Onion Soup with Muenster Cheese

(from Lucianolinda’s recipe box)

Source: Detroit Free Press- Susan Selasky

Serves 3 people

Categories: Soup- Stew- Chowder- Chili

Ingredients

  • 1 Tbsp. olive oil
  • 1 lb. yellow onions, peeled, thinly sliced into half circles
  • Pinch salt and ground black pepper
  • 1/4 cup sherry
  • 4 cups beef or vegetable broth
  • 2 sprigs thyme
  • 2 Tbsp. port wine, optional
  • 1/4 French baguette, sliced 1/4 inch thick
  • 1 clove garlic, cut in half
  • 3 slices (about 1 oz. each) Muenster Cheese

Directions

  1. In a large pot or Dutch oven heat the oil over medium heat. Add onions and cook, stirring
  2. occasionally, until dark golden and caramelized,

  3. 30 to 40 minutes. Season with salt and pepper. Add the sherry and bring to a boil over medium-high heat; continue boiling until sherry is reduced by half.
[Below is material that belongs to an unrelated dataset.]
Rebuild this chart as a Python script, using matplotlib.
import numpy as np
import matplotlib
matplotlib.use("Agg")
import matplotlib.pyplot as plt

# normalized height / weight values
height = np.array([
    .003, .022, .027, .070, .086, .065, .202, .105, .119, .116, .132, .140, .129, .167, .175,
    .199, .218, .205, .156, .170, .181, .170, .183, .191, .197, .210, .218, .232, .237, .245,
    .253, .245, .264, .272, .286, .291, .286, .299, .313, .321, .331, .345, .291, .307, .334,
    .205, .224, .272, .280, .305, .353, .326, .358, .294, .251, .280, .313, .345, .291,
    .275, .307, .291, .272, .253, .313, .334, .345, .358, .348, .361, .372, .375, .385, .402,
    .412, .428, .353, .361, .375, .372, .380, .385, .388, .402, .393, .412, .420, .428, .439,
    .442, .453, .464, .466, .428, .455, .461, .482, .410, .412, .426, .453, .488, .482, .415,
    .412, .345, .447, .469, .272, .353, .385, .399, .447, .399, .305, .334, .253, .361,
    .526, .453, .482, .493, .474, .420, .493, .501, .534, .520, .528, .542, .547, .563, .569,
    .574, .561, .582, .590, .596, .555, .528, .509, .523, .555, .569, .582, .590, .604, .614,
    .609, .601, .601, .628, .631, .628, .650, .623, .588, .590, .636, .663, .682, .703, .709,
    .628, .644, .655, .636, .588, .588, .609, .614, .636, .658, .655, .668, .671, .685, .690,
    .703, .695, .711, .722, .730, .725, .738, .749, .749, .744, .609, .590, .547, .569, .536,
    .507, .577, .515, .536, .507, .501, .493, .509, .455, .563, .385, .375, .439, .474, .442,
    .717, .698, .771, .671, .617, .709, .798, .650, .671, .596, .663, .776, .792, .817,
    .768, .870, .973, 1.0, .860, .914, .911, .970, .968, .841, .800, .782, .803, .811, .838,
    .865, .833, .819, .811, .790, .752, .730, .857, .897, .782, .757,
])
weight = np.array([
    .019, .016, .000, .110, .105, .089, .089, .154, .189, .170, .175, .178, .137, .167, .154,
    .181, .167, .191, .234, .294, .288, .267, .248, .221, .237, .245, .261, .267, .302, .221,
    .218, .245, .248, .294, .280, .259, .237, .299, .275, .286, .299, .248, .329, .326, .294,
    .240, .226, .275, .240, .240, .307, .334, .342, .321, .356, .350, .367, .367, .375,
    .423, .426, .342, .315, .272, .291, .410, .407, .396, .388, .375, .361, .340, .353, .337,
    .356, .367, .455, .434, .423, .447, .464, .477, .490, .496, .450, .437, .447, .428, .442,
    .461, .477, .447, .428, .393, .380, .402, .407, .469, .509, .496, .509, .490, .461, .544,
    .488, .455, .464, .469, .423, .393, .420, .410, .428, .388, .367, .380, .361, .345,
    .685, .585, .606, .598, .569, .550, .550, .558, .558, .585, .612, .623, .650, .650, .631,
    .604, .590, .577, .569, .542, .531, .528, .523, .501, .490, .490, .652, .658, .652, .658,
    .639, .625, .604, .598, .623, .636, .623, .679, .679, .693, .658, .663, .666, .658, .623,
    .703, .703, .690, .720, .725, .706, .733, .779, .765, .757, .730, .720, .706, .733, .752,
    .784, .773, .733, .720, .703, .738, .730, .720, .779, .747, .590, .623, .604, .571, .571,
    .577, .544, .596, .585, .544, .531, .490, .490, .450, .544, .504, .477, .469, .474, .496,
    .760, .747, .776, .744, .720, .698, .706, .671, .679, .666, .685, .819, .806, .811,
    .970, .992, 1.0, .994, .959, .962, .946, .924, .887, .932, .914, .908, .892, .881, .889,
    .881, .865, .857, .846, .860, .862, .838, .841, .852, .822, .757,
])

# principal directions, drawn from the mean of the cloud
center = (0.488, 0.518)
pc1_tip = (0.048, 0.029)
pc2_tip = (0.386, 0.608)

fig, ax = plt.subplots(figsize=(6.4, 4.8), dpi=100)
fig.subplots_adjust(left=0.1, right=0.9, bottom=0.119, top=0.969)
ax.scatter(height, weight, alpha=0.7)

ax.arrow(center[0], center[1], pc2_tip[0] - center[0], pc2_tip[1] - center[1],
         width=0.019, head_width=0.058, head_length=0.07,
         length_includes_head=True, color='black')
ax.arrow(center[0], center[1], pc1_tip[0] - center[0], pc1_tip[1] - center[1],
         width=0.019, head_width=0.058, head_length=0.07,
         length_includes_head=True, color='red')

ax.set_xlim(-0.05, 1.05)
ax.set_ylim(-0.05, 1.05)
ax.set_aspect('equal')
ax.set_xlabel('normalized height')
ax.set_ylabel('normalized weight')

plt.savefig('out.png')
  4. Add the broth and thyme. Bring to a boil; reduce heat and simmer until onions are very soft, about 30 minutes. Stir in port, if using.
  5. Meanwhile, heat broiler with rack in middle.
  6. Place the bread slices on a baking sheet and broil until lightly toasted. Remove from the broiler and rub the cut side of the garlic on the slices.
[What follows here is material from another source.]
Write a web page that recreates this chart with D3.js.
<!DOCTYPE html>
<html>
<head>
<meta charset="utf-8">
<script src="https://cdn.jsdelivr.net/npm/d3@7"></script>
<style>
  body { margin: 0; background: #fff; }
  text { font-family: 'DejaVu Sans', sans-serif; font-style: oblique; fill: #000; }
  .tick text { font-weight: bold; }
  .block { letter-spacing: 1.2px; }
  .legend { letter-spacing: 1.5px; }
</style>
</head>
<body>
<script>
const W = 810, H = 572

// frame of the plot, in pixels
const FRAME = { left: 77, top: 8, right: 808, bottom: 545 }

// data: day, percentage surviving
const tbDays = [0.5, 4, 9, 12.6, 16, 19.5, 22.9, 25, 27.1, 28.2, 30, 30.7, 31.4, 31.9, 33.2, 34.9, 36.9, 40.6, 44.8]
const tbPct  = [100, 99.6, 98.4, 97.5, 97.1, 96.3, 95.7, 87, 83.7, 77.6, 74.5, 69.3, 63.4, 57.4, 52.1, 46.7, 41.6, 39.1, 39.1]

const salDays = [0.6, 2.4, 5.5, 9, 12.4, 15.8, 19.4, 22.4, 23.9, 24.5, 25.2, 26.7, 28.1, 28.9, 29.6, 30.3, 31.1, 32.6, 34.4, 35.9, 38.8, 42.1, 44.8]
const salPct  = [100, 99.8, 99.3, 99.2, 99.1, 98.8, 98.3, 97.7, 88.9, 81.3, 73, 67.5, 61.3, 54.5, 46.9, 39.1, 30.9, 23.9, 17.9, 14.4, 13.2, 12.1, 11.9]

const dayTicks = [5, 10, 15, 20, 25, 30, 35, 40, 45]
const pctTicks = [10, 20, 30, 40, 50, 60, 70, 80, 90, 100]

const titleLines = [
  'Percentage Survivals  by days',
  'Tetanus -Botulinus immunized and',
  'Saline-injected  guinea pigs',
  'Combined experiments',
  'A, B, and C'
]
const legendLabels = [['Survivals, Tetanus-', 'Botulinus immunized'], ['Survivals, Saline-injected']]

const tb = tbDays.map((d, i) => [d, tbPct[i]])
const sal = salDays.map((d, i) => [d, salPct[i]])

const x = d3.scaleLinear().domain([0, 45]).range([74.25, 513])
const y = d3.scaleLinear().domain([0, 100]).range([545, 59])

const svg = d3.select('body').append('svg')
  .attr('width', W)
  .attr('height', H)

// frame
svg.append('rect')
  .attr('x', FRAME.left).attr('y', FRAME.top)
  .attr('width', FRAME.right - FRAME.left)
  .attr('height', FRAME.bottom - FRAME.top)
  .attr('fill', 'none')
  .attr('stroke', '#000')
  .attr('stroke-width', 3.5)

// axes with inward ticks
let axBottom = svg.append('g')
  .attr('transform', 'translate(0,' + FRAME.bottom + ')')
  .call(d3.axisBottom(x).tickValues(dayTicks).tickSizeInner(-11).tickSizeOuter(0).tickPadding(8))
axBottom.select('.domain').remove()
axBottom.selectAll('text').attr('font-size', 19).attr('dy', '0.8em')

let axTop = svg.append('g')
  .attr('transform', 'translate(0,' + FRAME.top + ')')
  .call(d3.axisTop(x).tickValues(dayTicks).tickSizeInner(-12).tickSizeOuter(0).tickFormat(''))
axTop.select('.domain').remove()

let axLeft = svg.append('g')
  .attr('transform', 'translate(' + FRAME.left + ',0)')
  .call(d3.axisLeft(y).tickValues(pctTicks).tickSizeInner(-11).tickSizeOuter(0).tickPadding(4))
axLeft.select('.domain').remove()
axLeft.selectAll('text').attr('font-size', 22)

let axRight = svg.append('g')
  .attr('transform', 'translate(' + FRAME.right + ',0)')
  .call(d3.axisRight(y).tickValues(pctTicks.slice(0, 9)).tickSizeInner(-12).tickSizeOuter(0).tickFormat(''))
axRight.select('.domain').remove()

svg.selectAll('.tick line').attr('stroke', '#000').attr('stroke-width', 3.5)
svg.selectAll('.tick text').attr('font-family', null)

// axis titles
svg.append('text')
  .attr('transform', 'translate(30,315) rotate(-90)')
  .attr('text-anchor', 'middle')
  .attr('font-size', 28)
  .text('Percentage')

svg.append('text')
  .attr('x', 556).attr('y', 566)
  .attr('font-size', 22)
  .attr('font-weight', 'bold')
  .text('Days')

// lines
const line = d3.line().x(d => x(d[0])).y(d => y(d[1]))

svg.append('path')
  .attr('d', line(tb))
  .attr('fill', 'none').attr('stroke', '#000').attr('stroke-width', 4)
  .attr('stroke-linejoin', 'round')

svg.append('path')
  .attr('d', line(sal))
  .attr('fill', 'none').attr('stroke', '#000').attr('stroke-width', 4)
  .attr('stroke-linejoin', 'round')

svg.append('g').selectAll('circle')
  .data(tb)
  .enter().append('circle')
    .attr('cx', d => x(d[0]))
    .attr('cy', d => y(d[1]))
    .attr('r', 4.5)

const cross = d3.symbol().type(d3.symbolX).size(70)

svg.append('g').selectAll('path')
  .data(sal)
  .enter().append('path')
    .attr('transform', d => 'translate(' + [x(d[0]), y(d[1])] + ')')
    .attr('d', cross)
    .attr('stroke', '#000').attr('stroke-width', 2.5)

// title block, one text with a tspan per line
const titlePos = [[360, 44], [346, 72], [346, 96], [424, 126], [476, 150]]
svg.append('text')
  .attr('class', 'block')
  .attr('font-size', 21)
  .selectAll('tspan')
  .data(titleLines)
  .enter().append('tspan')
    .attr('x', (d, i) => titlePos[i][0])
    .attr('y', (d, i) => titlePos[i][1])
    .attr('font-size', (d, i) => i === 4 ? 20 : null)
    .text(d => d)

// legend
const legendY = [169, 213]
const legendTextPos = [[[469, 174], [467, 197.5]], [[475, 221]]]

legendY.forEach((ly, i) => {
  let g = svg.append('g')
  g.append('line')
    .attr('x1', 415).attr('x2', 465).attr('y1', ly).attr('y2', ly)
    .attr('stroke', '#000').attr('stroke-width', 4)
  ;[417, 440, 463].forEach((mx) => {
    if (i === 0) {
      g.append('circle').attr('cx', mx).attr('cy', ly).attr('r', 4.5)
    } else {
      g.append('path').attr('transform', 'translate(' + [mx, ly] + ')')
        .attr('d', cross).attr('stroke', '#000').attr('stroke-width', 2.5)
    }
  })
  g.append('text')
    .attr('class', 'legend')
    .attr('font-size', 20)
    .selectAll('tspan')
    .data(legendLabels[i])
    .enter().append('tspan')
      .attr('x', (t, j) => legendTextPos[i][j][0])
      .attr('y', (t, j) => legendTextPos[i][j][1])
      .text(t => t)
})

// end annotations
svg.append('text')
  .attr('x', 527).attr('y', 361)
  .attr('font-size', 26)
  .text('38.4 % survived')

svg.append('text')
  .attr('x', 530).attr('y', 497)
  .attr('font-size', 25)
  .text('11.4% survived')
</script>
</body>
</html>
  7. When the soup is done, turn the broiler back on and ladle the soup into 6-oz. ramekins. Top each with a toasted baguette slice or two. Drape cheese on top of bread so it hangs over the edge of the ramekin slightly.
  8. Place ramekins on a rimmed baking sheet and broil until cheese is browned in spots, about 2 minutes. Remove from the broiler and serve immediately.